26En s’intéressant au vêtement, les analyses des situations de travail par l’équipe d’éducatrices ont montré que l’image peut ainsi avoir une fonction révélatrice de preuve de l’existant (Trépos, 2015) comme dans la situation de l’accueil du secrétariat favorisant le débat entre les professionnelles. Étudiant comment les pratiques d’écriture s’opèrent dans le travail scientifique, Bruno Latour développe l’idée que ces inscriptions participent d’abord à convaincre. « Les inscriptions par elles-mêmes ne suffisent pas à expliquer le développement cognitif des sciences et des techniques ; elles le peuvent seulement lorsqu’elles améliorent d’une façon ou d’une autre la position du locuteur dans ses efforts pour convaincre » (Latour, 1987, 84). Les photographies ont permis aux éducatrices de se voir en train de travailler et les caractéristiques de l’entretien collectif ont fourni un très bon outil pour faire émerger des échanges sur le métier et sur les activités nécessaires aux accompagnements éducatifs.

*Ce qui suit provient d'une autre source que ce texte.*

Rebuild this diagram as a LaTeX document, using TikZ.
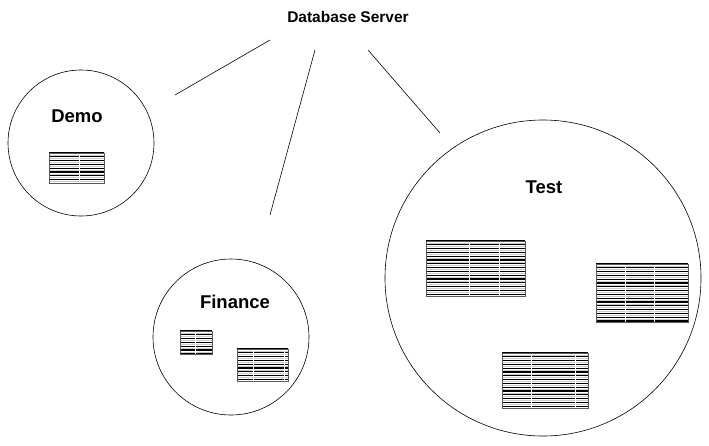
\documentclass[tikz,border=0pt]{standalone}
\usepackage{fontspec}
\setmainfont{Liberation Sans}
\newcommand\dbtab[5]{%
  \fill[white] (#1,#2) rectangle (#3,#4);
  \pgfmathsetmacro\rows{int(floor((#4-#2)/3.8))}
  \foreach \k in {0,...,\rows}{
    \pgfmathsetmacro\yy{#2+\k*3.8}
    \draw[black,line width=1.1pt] (#1,\yy) -- (#3,\yy);
    \pgfmathsetmacro\yg{\yy+1.9}
    \ifdim\yg pt<#4pt \draw[gray!40,line width=0.8pt] (#1,\yg) -- (#3,\yg);\fi
  }
  \foreach \vx in {#5}{\draw[white,line width=1pt] (\vx,#2) -- (\vx,#4);}
  \draw[gray!70!black,line width=1pt] (#1,#2) rectangle (#3,#4);
}
\tikzset{
  grp/.style={draw,circle,line width=0.6pt},
  ttl/.style={font=\bfseries\fontsize{15.5}{18}\selectfont},
  lbl/.style={font=\bfseries\fontsize{18.5}{22}\selectfont},
  link/.style={line width=0.6pt}
}
\begin{document}
\begin{tikzpicture}[x=1pt,y=-1pt]
\useasboundingbox (0,0) rectangle (709,445);
\node[ttl] (title) at (348,17) {Database Server};
\node[grp,minimum size=146pt] (demo) at (81,143) {};
\node[grp,minimum size=156pt] (finance) at (231,337) {};
\node[grp,minimum size=316pt] (test) at (543,278) {};
\node[lbl] (demol) at (77,116) {Demo};
\node[lbl] (financel) at (235,302) {Finance};
\node[lbl] (testl) at (544,187) {Test};
\coordinate (a1) at (175,95); \coordinate (a2) at (270,40);
\coordinate (b1) at (315,50); \coordinate (b2) at (270,215);
\coordinate (c1) at (368,50); \coordinate (c2) at (440,133);
\draw[link] (a1) -- (a2);
\draw[link] (b1) -- (b2);
\draw[link] (c1) -- (c2);
\dbtab{49}{153}{104}{183}{79}
\dbtab{180}{331}{212}{354}{195}
\dbtab{237}{349}{288}{381}{253,284}
\dbtab{426}{241}{525}{296}{469,499}
\dbtab{596}{264}{688}{322}{625,654}
\dbtab{502}{353}{588}{408}{531,575}
\end{tikzpicture}
\end{document}
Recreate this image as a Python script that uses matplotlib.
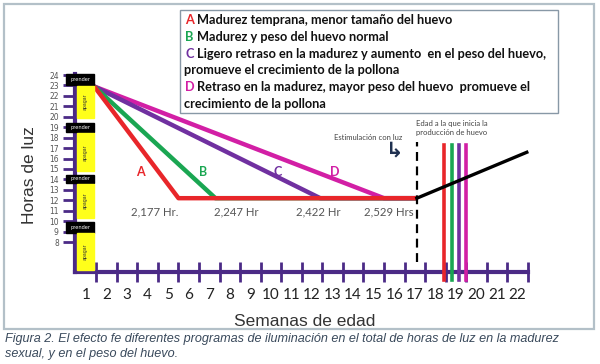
import matplotlib
matplotlib.use("Agg")
from matplotlib import pyplot as plt
from matplotlib.patches import Rectangle

# data
programs = ["A", "B", "C", "D"]
prog_colors = ["#e8262a", "#1aa652", "#7030a0", "#d21fa5"]
start_week, start_hours = 1.4, 22.9
reach_week = [5.5, 7.3, 12.4, 15.5]
plateau_hours = 12.2
stim_week = 17.1
onset_week = [18.42, 18.8, 19.15, 19.5]
after_weeks = [17.1, 22.45]
after_hours = [12.2, 16.6]
totals = ["2,177 Hr.", "2,247 Hr", "2,422 Hr", "2,529 Hrs"]
total_weeks = [4.35, 8.3, 12.3, 15.75]
label_weeks = [3.63, 6.7, 10.35, 13.1]
week_labels = list(range(1, 23))
hour_labels = list(range(8, 25))
on_blocks = [(23.0, 24.1), (18.5, 19.4), (13.7, 14.4), (8.9, 9.9)]
off_blocks = [(19.9, 22.9), (14.8, 18.4), (10.3, 13.6), (5.3, 8.9)]
legend_lines = [
    ("A", "Madurez temprana, menor tamaño del huevo"),
    ("B", "Madurez y peso del huevo normal"),
    ("C", "Ligero retraso en la madurez y aumento  en el peso del huevo,"),
    ("", "promueve el crecimiento de la pollona"),
    ("D", "Retraso en la madurez, mayor peso del huevo  promueve el"),
    ("", "crecimiento de la pollona"),
]

purple = "#4b2a86"
W, H = 600, 364

def fx(x):
    return x / W

def fy(y):
    return 1 - y / H

fig = plt.figure(figsize=(6, 3.64), dpi=100)
fig.patch.set_facecolor("white")
ax = fig.add_axes([0, 0, 1, 1])
ax.set_facecolor("none")
ax.set_xlim(-3.185, 26.012)
ax.set_ylim(-3.682, 31.184)

# outer frame
fig.patches.append(Rectangle((fx(4), fy(329)), fx(590), 325 / H, transform=fig.transFigure,
                             fill=False, edgecolor="#b3c0c8", lw=1.6, zorder=0))

# axes drawn like the original: thick purple spines
for s in ["top", "right"]:
    ax.spines[s].set_visible(False)
ax.spines["left"].set_position(("data", 0.46))
ax.spines["left"].set_bounds(5.1, 24.1)
ax.spines["bottom"].set_position(("data", 5.1))
ax.spines["bottom"].set_bounds(0.46, 22.5)
for s in ["left", "bottom"]:
    ax.spines[s].set_color(purple)
    ax.spines[s].set_linewidth(3)

ax.set_yticks(hour_labels)
ax.set_yticklabels([str(h) for h in hour_labels])
ax.tick_params(axis="y", direction="out", length=8.6, width=2, color=purple,
               labelsize=5.5, labelcolor="#555555", pad=3)
ax.set_xticks(week_labels)
ax.set_xticklabels([str(w) for w in week_labels], fontfamily="Lato")
ax.set_xticks([w + 0.5 for w in week_labels], minor=True)
ax.tick_params(axis="x", which="major", length=0, labelsize=11, labelcolor="#222222", pad=11)
ax.tick_params(axis="x", which="minor", direction="inout", length=14, width=2, color=purple)

# light on / off blocks
for lo, hi in on_blocks:
    ax.add_patch(Rectangle((0.03, lo), 1.36, hi - lo, color="black", zorder=6))
    ax.text(0.71, (lo + hi) / 2, "prender", color="white", fontsize=3.6,
            ha="center", va="center", zorder=7)
for lo, hi in off_blocks:
    ax.add_patch(Rectangle((0.56, lo), 0.83, hi - lo, color="#ffff1a", zorder=6))
    ax.text(0.975, (lo + hi) / 2, "apagar", color="#333333", fontsize=3.4,
            rotation=90, ha="center", va="center", zorder=7)

# lighting programs
for i in range(len(programs)):
    ax.plot([start_week, reach_week[i], stim_week],
            [start_hours, plateau_hours, plateau_hours],
            color=prog_colors[i], lw=3.2, solid_capstyle="butt", zorder=5 - i)
    ax.text(label_weeks[i], 14.75, programs[i], color=prog_colors[i], fontsize=9,
            fontweight="bold", fontfamily="Lato", ha="center", va="center")
    ax.text(total_weeks[i], 10.9, totals[i], color="#555555", fontsize=8.2,
            fontfamily="Lato", ha="center", va="center")
    ax.plot([onset_week[i]] * 2, [4.4, 17.3], color=prog_colors[i], lw=2.6, zorder=5)

ax.plot(after_weeks, after_hours, color="black", lw=2.4, zorder=6)
ax.plot([stim_week] * 2, [6.1, 17.6], color="black", lw=1.6, ls=(0, (4, 2.5)), zorder=5)

ax.text(fx(368), fy(138), "Estimulación con luz", transform=fig.transFigure, fontsize=5.5,
        color="#444444", ha="center", va="center", fontfamily="Lato")
ax.text(fx(395), fy(150), "↳", transform=fig.transFigure, fontsize=15, color="#1f3050",
        fontweight="bold", ha="center", va="center")
ax.text(fx(416), fy(128), "Edad a la que inicia la\nproducción de huevo", transform=fig.transFigure,
        fontsize=5.5, color="#444444", ha="left", va="center", fontfamily="Lato", linespacing=1.3)

# legend box
fig.patches.append(Rectangle((fx(180), fy(113)), fx(378), 103 / H, transform=fig.transFigure,
                             facecolor="white", edgecolor="#8898a6", lw=1, zorder=1))
letter_color = dict(zip(programs, prog_colors))
for j, (letter, rest) in enumerate(legend_lines):
    y = 20 + j * 16.8
    if letter:
        fig.text(fx(185), fy(y), letter, color=letter_color[letter], fontsize=9.2,
                 fontweight="bold", fontfamily="Lato", va="center")
        fig.text(fx(197), fy(y), rest, color="#111111", fontsize=9.2,
                 fontweight="bold", fontfamily="Lato", va="center")
    else:
        fig.text(fx(184), fy(y), rest, color="#111111", fontsize=9.2,
                 fontweight="bold", fontfamily="Lato", va="center")

fig.text(fx(30), fy(175), "Horas de luz", rotation=90, fontsize=12.5, color="#333333",
         ha="center", va="center", fontfamily="Liberation Sans")
fig.text(fx(305), fy(321), "Semanas de edad", fontsize=12.5, color="#333333",
         ha="center", va="center", fontfamily="Liberation Sans")

fig.text(fx(5), fy(339), "Figura 2. El efecto fe diferentes programas de iluminación en el total de horas de luz en la madurez",
         fontsize=9.1, style="italic", color="#3a4a5c", va="center", fontfamily="Liberation Sans")
fig.text(fx(5), fy(354), "sexual, y en el peso del huevo.",
         fontsize=9.1, style="italic", color="#3a4a5c", va="center", fontfamily="Liberation Sans")

fig.savefig("out.png", dpi=100)
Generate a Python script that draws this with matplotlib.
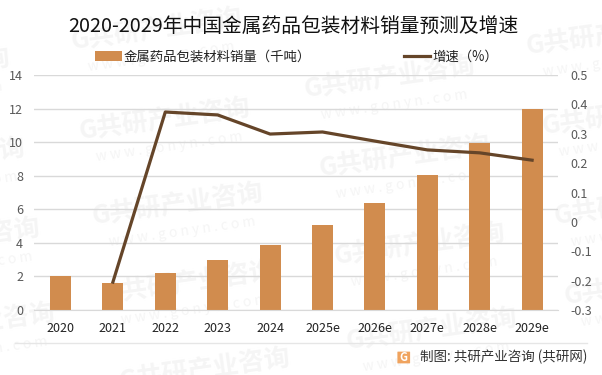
import matplotlib
matplotlib.use('Agg')
import matplotlib.pyplot as plt
from matplotlib.patches import FancyBboxPatch

plt.rcParams['font.family'] = ['Noto Sans CJK SC', 'DejaVu Sans']

years = ['2020', '2021', '2022', '2023', '2024', '2025e', '2026e', '2027e', '2028e', '2029e']
sales = [2.0, 1.58, 2.2, 3.0, 3.9, 5.05, 6.4, 8.05, 9.95, 12.0]
growth = [None, -0.205, 0.374, 0.364, 0.299, 0.306, 0.275, 0.245, 0.235, 0.21]
left_ticks = [0, 2, 4, 6, 8, 10, 12, 14]
right_ticks = [-0.3, -0.2, -0.1, 0, 0.1, 0.2, 0.3, 0.4, 0.5]
right_labels = ['-0.3', '-0.2', '-0.1', '0', '0.1', '0.2', '0.3', '0.4', '0.5']

W, H = 602, 375
fig = plt.figure(figsize=(W / 100, H / 100), dpi=100)

# 水印
marks = [(157, 30), (165, 120), (178, 205), (190, 283), (205, 370),
         (390, 78), (405, 157), (420, 245), (432, 330),
         (612, 35), (628, 115), (640, 205), (650, 285),
         (-75, 70), (-60, 160), (-45, 240), (-30, 325)]
for mx, my in marks:
    fig.text(mx / W, 1 - my / H, 'G共研产业咨询', fontsize=18.5, fontweight='bold', color='#f5f5f5',
             rotation=8, ha='center', va='center', zorder=-1)
    fig.text((mx + 4) / W, 1 - (my + 27) / H, 'w w w . g o n y n . c o m', fontsize=10, color='#f5f5f5',
             rotation=8, ha='center', va='center', zorder=-1)

ax = fig.add_axes([34.3 / W, 1 - 310 / H, (558.3 - 34.3) / W, 235 / H])
ax.patch.set_alpha(0)
x = list(range(len(years)))
bars = ax.bar(x, sales, width=0.4, color='#d18c4e', zorder=2, label='金属药品包装材料销量（千吨）')
ax.set_xlim(-0.5, 9.5)
ax.set_ylim(0, 14)
ax.set_yticks(left_ticks)
ax.set_xticks(x)
ax.set_xticklabels(years)
ax.tick_params(axis='x', length=0, pad=9, labelsize=9, labelcolor='#222222')
ax.tick_params(axis='y', length=0, pad=8, labelsize=9, labelcolor='#595959')
ax.grid(axis='y', color='#d9d9d9', lw=1, zorder=1)
ax.set_axisbelow(True)
for s in ['top', 'left', 'right']:
    ax.spines[s].set_visible(False)
ax.spines['bottom'].set_color('#d9d9d9')

ax2 = ax.twinx()
ax2.patch.set_alpha(0)
line, = ax2.plot(x[1:], growth[1:], color='#654529', lw=2.3, zorder=3, label='增速（%）')
ax2.set_ylim(-0.3, 0.5)
ax2.set_yticks(right_ticks)
ax2.set_yticklabels(right_labels)
ax2.tick_params(axis='y', length=0, pad=9, labelsize=9, labelcolor='#595959')
for s in ax2.spines.values():
    s.set_visible(False)

fig.text(293.5 / W, 1 - 26 / H, '2020-2029年中国金属药品包装材料销量预测及增速', fontsize=14.2,
         color='#111111', ha='center', va='center')

fig.legend([bars, line], [bars.get_label(), line.get_label()], loc='center left',
           bbox_to_anchor=(95 / W, 1 - 56.5 / H), ncol=2, frameon=False, fontsize=9.65,
           borderaxespad=0, borderpad=0, columnspacing=6.9, handlelength=2.0,
           handletextpad=0.15, labelcolor='#222222')

# 底部
fig.add_artist(plt.Line2D([15 / W, 587 / W], [1 - 342.5 / H] * 2, color='#e6e6e6', lw=1))
fig.add_artist(FancyBboxPatch((398 / W, 1 - 363 / H), 11.5 / W, 11 / H, boxstyle='round,pad=0.001',
                              transform=fig.transFigure, fc='#f0a35e', ec='none'))
fig.text(403.8 / W, 1 - 357.5 / H, 'G', fontsize=8, fontweight='bold', color='white', ha='center', va='center')
fig.text(420 / W, 1 - 357 / H, '制图: 共研产业咨询 (共研网)', fontsize=9.75, color='#333333',
         ha='left', va='center')

fig.savefig('out.png', dpi=100)
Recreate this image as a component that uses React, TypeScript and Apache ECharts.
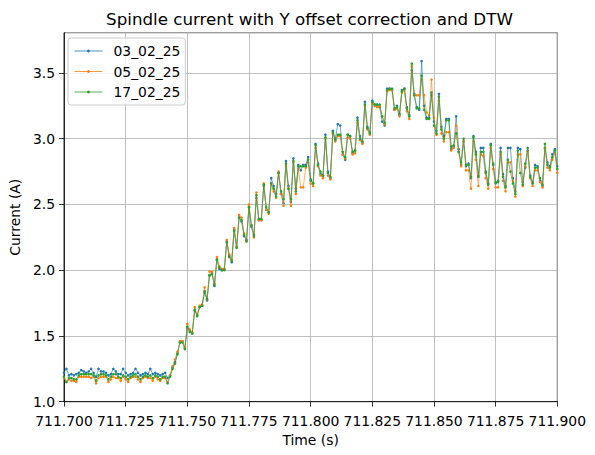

Lorsqu’Everett C. Hugues analysait le travail des infirmières (Hugues & Chapoulie, 1996), il soulignait l’importance de reconnaître le travail des autres acteurs impliqués dans la réalisation des tâches qu’elles doivent accomplir. Cet article a tenté de montrer l’intérêt de la photographie pour donner la possibilité à un collectif de travail de matérialiser certaines postures professionnelles afin de favoriser l’émergence de controverses professionnelles et ainsi participer à entretenir un rapport réflexif aux activités de travail.